-------- SUPPLIED MATERIAL
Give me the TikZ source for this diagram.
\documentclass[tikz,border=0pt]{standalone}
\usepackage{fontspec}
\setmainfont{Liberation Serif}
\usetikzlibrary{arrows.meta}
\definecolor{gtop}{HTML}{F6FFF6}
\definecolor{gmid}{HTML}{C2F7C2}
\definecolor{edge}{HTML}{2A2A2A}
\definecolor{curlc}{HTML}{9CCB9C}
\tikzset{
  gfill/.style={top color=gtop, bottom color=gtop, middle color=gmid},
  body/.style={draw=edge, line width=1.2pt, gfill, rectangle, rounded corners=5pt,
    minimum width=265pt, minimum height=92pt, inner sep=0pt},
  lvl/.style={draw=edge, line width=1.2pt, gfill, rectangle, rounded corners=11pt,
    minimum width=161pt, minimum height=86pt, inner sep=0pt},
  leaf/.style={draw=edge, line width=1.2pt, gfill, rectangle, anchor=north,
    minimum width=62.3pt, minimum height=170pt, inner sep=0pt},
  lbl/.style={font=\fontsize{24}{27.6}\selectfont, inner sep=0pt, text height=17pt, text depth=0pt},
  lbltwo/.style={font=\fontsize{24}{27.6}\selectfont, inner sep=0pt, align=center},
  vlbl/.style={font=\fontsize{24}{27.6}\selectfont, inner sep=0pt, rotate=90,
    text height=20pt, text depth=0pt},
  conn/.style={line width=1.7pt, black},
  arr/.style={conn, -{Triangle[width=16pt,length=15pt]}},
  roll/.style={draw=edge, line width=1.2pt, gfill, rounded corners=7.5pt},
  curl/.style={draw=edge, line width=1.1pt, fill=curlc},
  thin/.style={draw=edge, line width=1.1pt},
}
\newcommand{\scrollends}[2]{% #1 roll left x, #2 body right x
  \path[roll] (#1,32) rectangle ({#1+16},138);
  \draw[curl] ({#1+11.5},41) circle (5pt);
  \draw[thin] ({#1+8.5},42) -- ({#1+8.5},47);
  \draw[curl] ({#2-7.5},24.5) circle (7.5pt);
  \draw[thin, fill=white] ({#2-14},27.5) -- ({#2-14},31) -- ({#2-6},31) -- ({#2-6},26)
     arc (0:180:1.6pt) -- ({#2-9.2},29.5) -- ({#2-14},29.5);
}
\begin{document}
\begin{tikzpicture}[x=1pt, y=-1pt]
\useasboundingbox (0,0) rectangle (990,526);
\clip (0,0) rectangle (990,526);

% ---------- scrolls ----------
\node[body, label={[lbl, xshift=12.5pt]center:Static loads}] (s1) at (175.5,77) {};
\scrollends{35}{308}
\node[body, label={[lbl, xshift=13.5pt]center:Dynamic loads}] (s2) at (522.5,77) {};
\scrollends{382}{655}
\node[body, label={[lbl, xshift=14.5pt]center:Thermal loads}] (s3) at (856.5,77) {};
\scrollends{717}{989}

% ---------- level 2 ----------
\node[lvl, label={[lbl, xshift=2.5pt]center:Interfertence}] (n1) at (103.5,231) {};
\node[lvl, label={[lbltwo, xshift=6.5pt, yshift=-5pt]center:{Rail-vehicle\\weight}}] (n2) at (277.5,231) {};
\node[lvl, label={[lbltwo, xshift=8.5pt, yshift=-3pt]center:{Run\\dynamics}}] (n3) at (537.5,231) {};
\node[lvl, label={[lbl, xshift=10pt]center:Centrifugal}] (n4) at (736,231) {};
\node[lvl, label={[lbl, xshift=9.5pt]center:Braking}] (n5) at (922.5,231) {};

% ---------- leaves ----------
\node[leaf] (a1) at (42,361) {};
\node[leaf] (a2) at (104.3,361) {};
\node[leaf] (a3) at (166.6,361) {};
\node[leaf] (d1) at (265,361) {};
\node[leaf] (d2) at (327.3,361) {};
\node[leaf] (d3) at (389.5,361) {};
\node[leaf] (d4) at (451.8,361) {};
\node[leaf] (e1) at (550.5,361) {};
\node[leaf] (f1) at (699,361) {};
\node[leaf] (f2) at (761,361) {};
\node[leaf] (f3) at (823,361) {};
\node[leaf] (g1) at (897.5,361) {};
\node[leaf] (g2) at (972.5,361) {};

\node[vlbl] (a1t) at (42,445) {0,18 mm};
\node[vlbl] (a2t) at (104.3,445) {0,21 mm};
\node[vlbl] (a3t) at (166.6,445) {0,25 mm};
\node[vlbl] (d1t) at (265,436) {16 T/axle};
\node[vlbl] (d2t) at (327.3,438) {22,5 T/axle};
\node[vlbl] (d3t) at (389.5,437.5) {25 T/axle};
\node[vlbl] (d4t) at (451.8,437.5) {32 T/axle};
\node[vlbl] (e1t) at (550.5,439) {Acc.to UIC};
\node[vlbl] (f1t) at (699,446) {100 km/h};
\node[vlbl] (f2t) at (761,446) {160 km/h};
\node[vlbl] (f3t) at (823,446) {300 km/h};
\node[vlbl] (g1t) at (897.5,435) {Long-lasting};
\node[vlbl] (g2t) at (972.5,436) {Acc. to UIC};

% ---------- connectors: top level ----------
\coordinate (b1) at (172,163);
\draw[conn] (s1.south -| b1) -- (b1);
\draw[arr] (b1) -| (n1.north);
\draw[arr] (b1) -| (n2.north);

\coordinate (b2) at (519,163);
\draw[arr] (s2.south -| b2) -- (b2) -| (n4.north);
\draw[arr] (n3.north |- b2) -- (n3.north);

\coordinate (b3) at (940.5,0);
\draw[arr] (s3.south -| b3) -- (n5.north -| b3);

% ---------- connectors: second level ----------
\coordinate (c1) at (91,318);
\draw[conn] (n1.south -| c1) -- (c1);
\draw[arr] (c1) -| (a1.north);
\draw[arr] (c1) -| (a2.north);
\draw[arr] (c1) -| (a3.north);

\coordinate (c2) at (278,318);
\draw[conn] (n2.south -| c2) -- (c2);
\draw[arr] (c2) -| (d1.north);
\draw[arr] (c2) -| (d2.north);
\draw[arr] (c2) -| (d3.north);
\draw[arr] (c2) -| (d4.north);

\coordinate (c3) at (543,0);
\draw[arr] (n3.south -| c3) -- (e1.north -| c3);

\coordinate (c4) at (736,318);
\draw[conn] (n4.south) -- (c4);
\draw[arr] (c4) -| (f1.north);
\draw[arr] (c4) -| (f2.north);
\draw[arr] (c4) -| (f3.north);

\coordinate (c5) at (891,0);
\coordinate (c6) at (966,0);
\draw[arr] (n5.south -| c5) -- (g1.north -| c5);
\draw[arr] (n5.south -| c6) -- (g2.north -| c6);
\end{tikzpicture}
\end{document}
----------------
GIVEN REQUEST | Repeat the data above exactly.

OUTPUT OF THE EXERCISE |
Give me the TikZ source for this diagram.
\documentclass[tikz,border=0pt]{standalone}
\usepackage{fontspec}
\setmainfont{Liberation Serif}
\usetikzlibrary{arrows.meta}
\definecolor{gtop}{HTML}{F6FFF6}
\definecolor{gmid}{HTML}{C2F7C2}
\definecolor{edge}{HTML}{2A2A2A}
\definecolor{curlc}{HTML}{9CCB9C}
\tikzset{
  gfill/.style={top color=gtop, bottom color=gtop, middle color=gmid},
  body/.style={draw=edge, line width=1.2pt, gfill, rectangle, rounded corners=5pt,
    minimum width=265pt, minimum height=92pt, inner sep=0pt},
  lvl/.style={draw=edge, line width=1.2pt, gfill, rectangle, rounded corners=11pt,
    minimum width=161pt, minimum height=86pt, inner sep=0pt},
  leaf/.style={draw=edge, line width=1.2pt, gfill, rectangle, anchor=north,
    minimum width=62.3pt, minimum height=170pt, inner sep=0pt},
  lbl/.style={font=\fontsize{24}{27.6}\selectfont, inner sep=0pt, text height=17pt, text depth=0pt},
  lbltwo/.style={font=\fontsize{24}{27.6}\selectfont, inner sep=0pt, align=center},
  vlbl/.style={font=\fontsize{24}{27.6}\selectfont, inner sep=0pt, rotate=90,
    text height=20pt, text depth=0pt},
  conn/.style={line width=1.7pt, black},
  arr/.style={conn, -{Triangle[width=16pt,length=15pt]}},
  roll/.style={draw=edge, line width=1.2pt, gfill, rounded corners=7.5pt},
  curl/.style={draw=edge, line width=1.1pt, fill=curlc},
  thin/.style={draw=edge, line width=1.1pt},
}
\newcommand{\scrollends}[2]{% #1 roll left x, #2 body right x
  \path[roll] (#1,32) rectangle ({#1+16},138);
  \draw[curl] ({#1+11.5},41) circle (5pt);
  \draw[thin] ({#1+8.5},42) -- ({#1+8.5},47);
  \draw[curl] ({#2-7.5},24.5) circle (7.5pt);
  \draw[thin, fill=white] ({#2-14},27.5) -- ({#2-14},31) -- ({#2-6},31) -- ({#2-6},26)
     arc (0:180:1.6pt) -- ({#2-9.2},29.5) -- ({#2-14},29.5);
}
\begin{document}
\begin{tikzpicture}[x=1pt, y=-1pt]
\useasboundingbox (0,0) rectangle (990,526);
\clip (0,0) rectangle (990,526);

% ---------- scrolls ----------
\node[body, label={[lbl, xshift=12.5pt]center:Static loads}] (s1) at (175.5,77) {};
\scrollends{35}{308}
\node[body, label={[lbl, xshift=13.5pt]center:Dynamic loads}] (s2) at (522.5,77) {};
\scrollends{382}{655}
\node[body, label={[lbl, xshift=14.5pt]center:Thermal loads}] (s3) at (856.5,77) {};
\scrollends{717}{989}

% ---------- level 2 ----------
\node[lvl, label={[lbl, xshift=2.5pt]center:Interfertence}] (n1) at (103.5,231) {};
\node[lvl, label={[lbltwo, xshift=6.5pt, yshift=-5pt]center:{Rail-vehicle\\weight}}] (n2) at (277.5,231) {};
\node[lvl, label={[lbltwo, xshift=8.5pt, yshift=-3pt]center:{Run\\dynamics}}] (n3) at (537.5,231) {};
\node[lvl, label={[lbl, xshift=10pt]center:Centrifugal}] (n4) at (736,231) {};
\node[lvl, label={[lbl, xshift=9.5pt]center:Braking}] (n5) at (922.5,231) {};

% ---------- leaves ----------
\node[leaf] (a1) at (42,361) {};
\node[leaf] (a2) at (104.3,361) {};
\node[leaf] (a3) at (166.6,361) {};
\node[leaf] (d1) at (265,361) {};
\node[leaf] (d2) at (327.3,361) {};
\node[leaf] (d3) at (389.5,361) {};
\node[leaf] (d4) at (451.8,361) {};
\node[leaf] (e1) at (550.5,361) {};
\node[leaf] (f1) at (699,361) {};
\node[leaf] (f2) at (761,361) {};
\node[leaf] (f3) at (823,361) {};
\node[leaf] (g1) at (897.5,361) {};
\node[leaf] (g2) at (972.5,361) {};

\node[vlbl] (a1t) at (42,445) {0,18 mm};
\node[vlbl] (a2t) at (104.3,445) {0,21 mm};
\node[vlbl] (a3t) at (166.6,445) {0,25 mm};
\node[vlbl] (d1t) at (265,436) {16 T/axle};
\node[vlbl] (d2t) at (327.3,438) {22,5 T/axle};
\node[vlbl] (d3t) at (389.5,437.5) {25 T/axle};
\node[vlbl] (d4t) at (451.8,437.5) {32 T/axle};
\node[vlbl] (e1t) at (550.5,439) {Acc.to UIC};
\node[vlbl] (f1t) at (699,446) {100 km/h};
\node[vlbl] (f2t) at (761,446) {160 km/h};
\node[vlbl] (f3t) at (823,446) {300 km/h};
\node[vlbl] (g1t) at (897.5,435) {Long-lasting};
\node[vlbl] (g2t) at (972.5,436) {Acc. to UIC};

% ---------- connectors: top level ----------
\coordinate (b1) at (172,163);
\draw[conn] (s1.south -| b1) -- (b1);
\draw[arr] (b1) -| (n1.north);
\draw[arr] (b1) -| (n2.north);

\coordinate (b2) at (519,163);
\draw[arr] (s2.south -| b2) -- (b2) -| (n4.north);
\draw[arr] (n3.north |- b2) -- (n3.north);

\coordinate (b3) at (940.5,0);
\draw[arr] (s3.south -| b3) -- (n5.north -| b3);

% ---------- connectors: second level ----------
\coordinate (c1) at (91,318);
\draw[conn] (n1.south -| c1) -- (c1);
\draw[arr] (c1) -| (a1.north);
\draw[arr] (c1) -| (a2.north);
\draw[arr] (c1) -| (a3.north);

\coordinate (c2) at (278,318);
\draw[conn] (n2.south -| c2) -- (c2);
\draw[arr] (c2) -| (d1.north);
\draw[arr] (c2) -| (d2.north);
\draw[arr] (c2) -| (d3.north);
\draw[arr] (c2) -| (d4.north);

\coordinate (c3) at (543,0);
\draw[arr] (n3.south -| c3) -- (e1.north -| c3);

\coordinate (c4) at (736,318);
\draw[conn] (n4.south) -- (c4);
\draw[arr] (c4) -| (f1.north);
\draw[arr] (c4) -| (f2.north);
\draw[arr] (c4) -| (f3.north);

\coordinate (c5) at (891,0);
\coordinate (c6) at (966,0);
\draw[arr] (n5.south -| c5) -- (g1.north -| c5);
\draw[arr] (n5.south -| c6) -- (g2.north -| c6);
\end{tikzpicture}
\end{document}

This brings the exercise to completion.